- _Problem description_
Restate the full listing word for word and leave the pictures out.

BEGIN Supplied data

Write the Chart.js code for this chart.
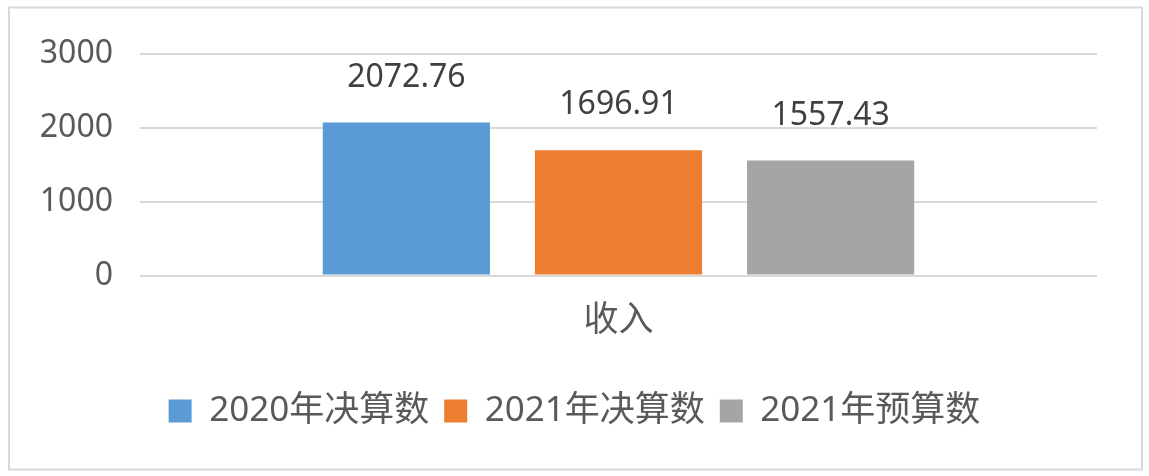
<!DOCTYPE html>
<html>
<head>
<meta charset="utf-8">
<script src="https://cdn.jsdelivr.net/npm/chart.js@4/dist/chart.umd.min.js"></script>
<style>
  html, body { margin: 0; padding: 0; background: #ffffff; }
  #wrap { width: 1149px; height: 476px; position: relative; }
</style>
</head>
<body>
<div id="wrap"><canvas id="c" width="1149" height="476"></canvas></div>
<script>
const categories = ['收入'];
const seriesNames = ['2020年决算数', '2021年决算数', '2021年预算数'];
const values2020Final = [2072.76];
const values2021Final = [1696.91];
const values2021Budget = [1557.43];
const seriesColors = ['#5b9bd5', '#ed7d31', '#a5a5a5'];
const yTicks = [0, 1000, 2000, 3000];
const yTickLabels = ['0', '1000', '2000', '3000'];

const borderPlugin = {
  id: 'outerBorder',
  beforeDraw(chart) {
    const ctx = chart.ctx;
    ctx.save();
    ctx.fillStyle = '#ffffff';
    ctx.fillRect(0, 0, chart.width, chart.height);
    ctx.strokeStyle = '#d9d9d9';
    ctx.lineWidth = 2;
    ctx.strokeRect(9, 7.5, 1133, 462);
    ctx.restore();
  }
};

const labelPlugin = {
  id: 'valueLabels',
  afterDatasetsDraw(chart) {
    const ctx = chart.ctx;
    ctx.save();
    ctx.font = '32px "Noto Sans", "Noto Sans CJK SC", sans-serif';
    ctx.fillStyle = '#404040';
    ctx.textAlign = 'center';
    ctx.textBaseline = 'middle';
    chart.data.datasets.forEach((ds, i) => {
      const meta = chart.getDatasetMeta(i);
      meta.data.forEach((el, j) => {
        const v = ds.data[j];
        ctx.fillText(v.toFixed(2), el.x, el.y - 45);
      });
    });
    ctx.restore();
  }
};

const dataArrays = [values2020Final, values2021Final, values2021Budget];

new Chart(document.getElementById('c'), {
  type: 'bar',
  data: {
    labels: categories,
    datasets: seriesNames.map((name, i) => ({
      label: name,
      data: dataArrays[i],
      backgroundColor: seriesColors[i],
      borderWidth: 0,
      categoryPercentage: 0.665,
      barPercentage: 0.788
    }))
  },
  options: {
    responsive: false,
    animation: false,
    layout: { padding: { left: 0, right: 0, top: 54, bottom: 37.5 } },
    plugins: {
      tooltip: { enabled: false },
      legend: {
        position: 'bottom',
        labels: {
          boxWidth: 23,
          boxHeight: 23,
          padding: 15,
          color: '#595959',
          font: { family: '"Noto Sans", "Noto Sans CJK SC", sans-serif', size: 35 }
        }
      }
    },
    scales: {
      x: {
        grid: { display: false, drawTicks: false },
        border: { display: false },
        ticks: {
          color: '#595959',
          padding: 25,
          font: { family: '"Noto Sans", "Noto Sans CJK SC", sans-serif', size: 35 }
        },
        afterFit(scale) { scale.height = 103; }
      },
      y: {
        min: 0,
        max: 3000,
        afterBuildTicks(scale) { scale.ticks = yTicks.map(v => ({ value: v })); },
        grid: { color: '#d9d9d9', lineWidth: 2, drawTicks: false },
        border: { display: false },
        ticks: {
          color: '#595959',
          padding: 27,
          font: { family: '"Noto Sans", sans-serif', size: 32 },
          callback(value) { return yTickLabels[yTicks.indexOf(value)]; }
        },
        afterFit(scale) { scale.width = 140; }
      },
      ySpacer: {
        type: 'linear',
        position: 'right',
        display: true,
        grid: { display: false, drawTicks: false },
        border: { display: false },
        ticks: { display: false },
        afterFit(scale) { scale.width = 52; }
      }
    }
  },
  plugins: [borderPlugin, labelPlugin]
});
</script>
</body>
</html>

END Supplied data

- _Answer in full_
Write the Chart.js code for this chart.
<!DOCTYPE html>
<html>
<head>
<meta charset="utf-8">
<script src="https://cdn.jsdelivr.net/npm/chart.js@4/dist/chart.umd.min.js"></script>
<style>
  html, body { margin: 0; padding: 0; background: #ffffff; }
  #wrap { width: 1149px; height: 476px; position: relative; }
</style>
</head>
<body>
<div id="wrap"><canvas id="c" width="1149" height="476"></canvas></div>
<script>
const categories = ['收入'];
const seriesNames = ['2020年决算数', '2021年决算数', '2021年预算数'];
const values2020Final = [2072.76];
const values2021Final = [1696.91];
const values2021Budget = [1557.43];
const seriesColors = ['#5b9bd5', '#ed7d31', '#a5a5a5'];
const yTicks = [0, 1000, 2000, 3000];
const yTickLabels = ['0', '1000', '2000', '3000'];

const borderPlugin = {
  id: 'outerBorder',
  beforeDraw(chart) {
    const ctx = chart.ctx;
    ctx.save();
    ctx.fillStyle = '#ffffff';
    ctx.fillRect(0, 0, chart.width, chart.height);
    ctx.strokeStyle = '#d9d9d9';
    ctx.lineWidth = 2;
    ctx.strokeRect(9, 7.5, 1133, 462);
    ctx.restore();
  }
};

const labelPlugin = {
  id: 'valueLabels',
  afterDatasetsDraw(chart) {
    const ctx = chart.ctx;
    ctx.save();
    ctx.font = '32px "Noto Sans", "Noto Sans CJK SC", sans-serif';
    ctx.fillStyle = '#404040';
    ctx.textAlign = 'center';
    ctx.textBaseline = 'middle';
    chart.data.datasets.forEach((ds, i) => {
      const meta = chart.getDatasetMeta(i);
      meta.data.forEach((el, j) => {
        const v = ds.data[j];
        ctx.fillText(v.toFixed(2), el.x, el.y - 45);
      });
    });
    ctx.restore();
  }
};

const dataArrays = [values2020Final, values2021Final, values2021Budget];

new Chart(document.getElementById('c'), {
  type: 'bar',
  data: {
    labels: categories,
    datasets: seriesNames.map((name, i) => ({
      label: name,
      data: dataArrays[i],
      backgroundColor: seriesColors[i],
      borderWidth: 0,
      categoryPercentage: 0.665,
      barPercentage: 0.788
    }))
  },
  options: {
    responsive: false,
    animation: false,
    layout: { padding: { left: 0, right: 0, top: 54, bottom: 37.5 } },
    plugins: {
      tooltip: { enabled: false },
      legend: {
        position: 'bottom',
        labels: {
          boxWidth: 23,
          boxHeight: 23,
          padding: 15,
          color: '#595959',
          font: { family: '"Noto Sans", "Noto Sans CJK SC", sans-serif', size: 35 }
        }
      }
    },
    scales: {
      x: {
        grid: { display: false, drawTicks: false },
        border: { display: false },
        ticks: {
          color: '#595959',
          padding: 25,
          font: { family: '"Noto Sans", "Noto Sans CJK SC", sans-serif', size: 35 }
        },
        afterFit(scale) { scale.height = 103; }
      },
      y: {
        min: 0,
        max: 3000,
        afterBuildTicks(scale) { scale.ticks = yTicks.map(v => ({ value: v })); },
        grid: { color: '#d9d9d9', lineWidth: 2, drawTicks: false },
        border: { display: false },
        ticks: {
          color: '#595959',
          padding: 27,
          font: { family: '"Noto Sans", sans-serif', size: 32 },
          callback(value) { return yTickLabels[yTicks.indexOf(value)]; }
        },
        afterFit(scale) { scale.width = 140; }
      },
      ySpacer: {
        type: 'linear',
        position: 'right',
        display: true,
        grid: { display: false, drawTicks: false },
        border: { display: false },
        ticks: { display: false },
        afterFit(scale) { scale.width = 52; }
      }
    }
  },
  plugins: [borderPlugin, labelPlugin]
});
</script>
</body>
</html>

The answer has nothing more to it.